In the meantime, global efforts to combat climate change continue. Despite some pessimism about the slow pace of talks, international cooperation was boosted by a joint Chinese-U.S. climate pledge last month. China has promised to peak its emissions by 2030, with one-fifth of its energy coming from renewable sources. Like 195 other nations, the U.S. will be setting its own long-term aims but has already committed to doubling previous reduction targets.
Key to reducing carbon footprint is lessening the carbon intensity of the of energy sources — a central part of the vision going into next year’s climate change conference in France. Countries are aiming to seal a final Paris alliance deal by the end of next year, and a loose, nonbinding framework is being considered.

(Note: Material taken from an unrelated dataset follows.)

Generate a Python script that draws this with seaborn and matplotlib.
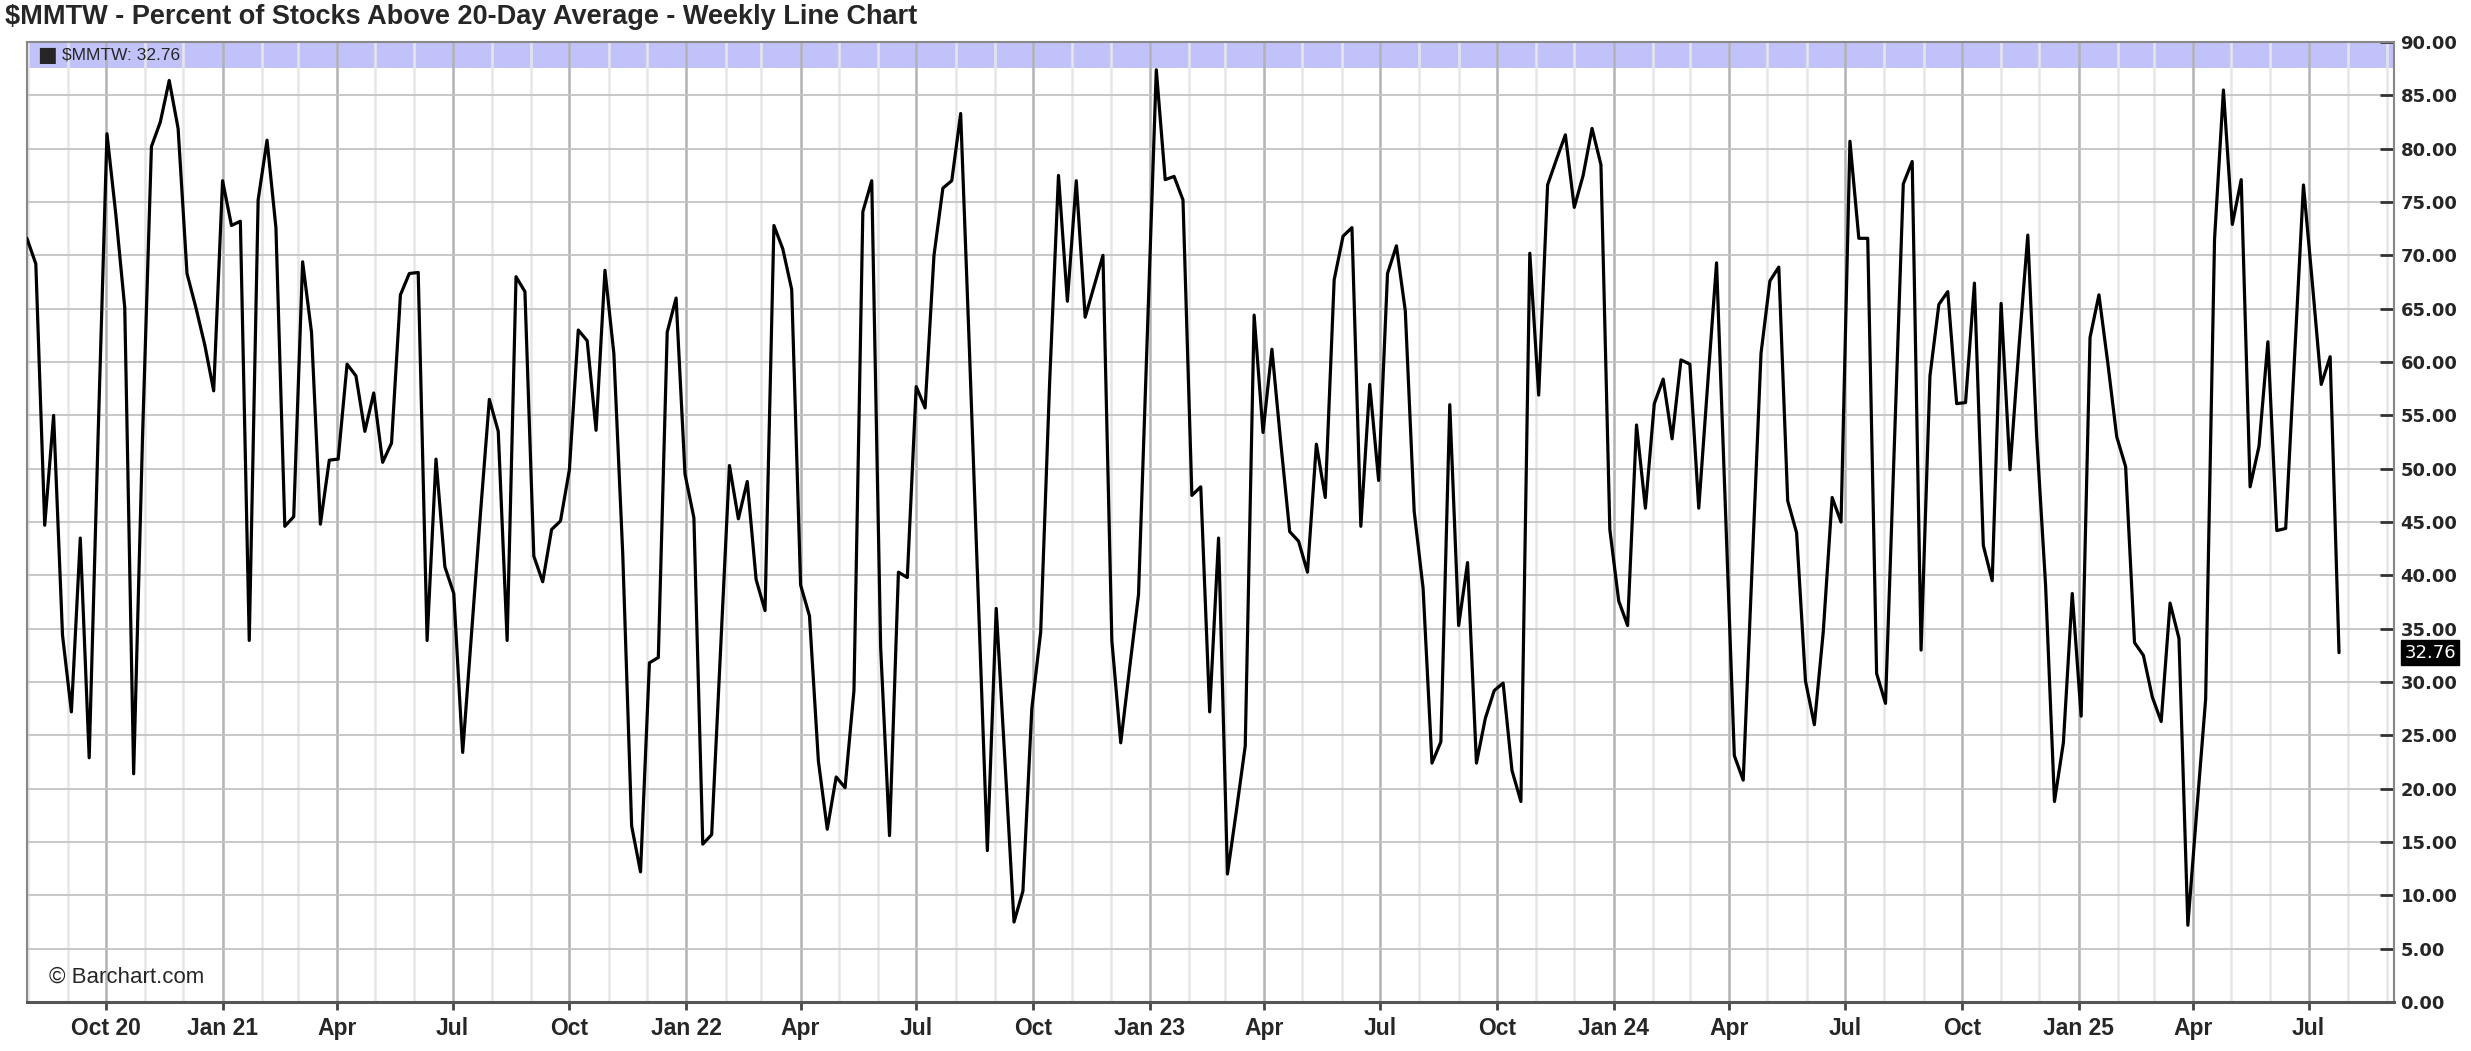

But that will not satisfy most activists and countries already experiencing the effects of climate change, which demand more decisive action to avert disaster. Most studies indicate current cutbacks are insufficient to cap the global temperature increase at the widely cited threshold of 3.6 degrees Fahrenheit.
Atmospheric carbon dioxide is quickly approaching 400 parts per million (ppm), well above a frequently cited goal of 350 ppm. Lee, the Harvard environment expert, recommended focusing on a 450 target instead.
“Forget the 350 goal,” he said. “We’re not even going to come close.” But on the bright side, he added, “we’re beginning to see signs of things that countries four to five years ago just were not doing. We’re making progress.”
Stockman agreed. “I’m encouraged by Lima,” he said, referring to the U.N. climate negotiations this month in Peru. He added that the participants had a clear view of "the writing on the wall with climate change.”
“The younger generation is fired up about the future,” he said. “But I still probably wouldn’t invest in seafront property in New Jersey right now.”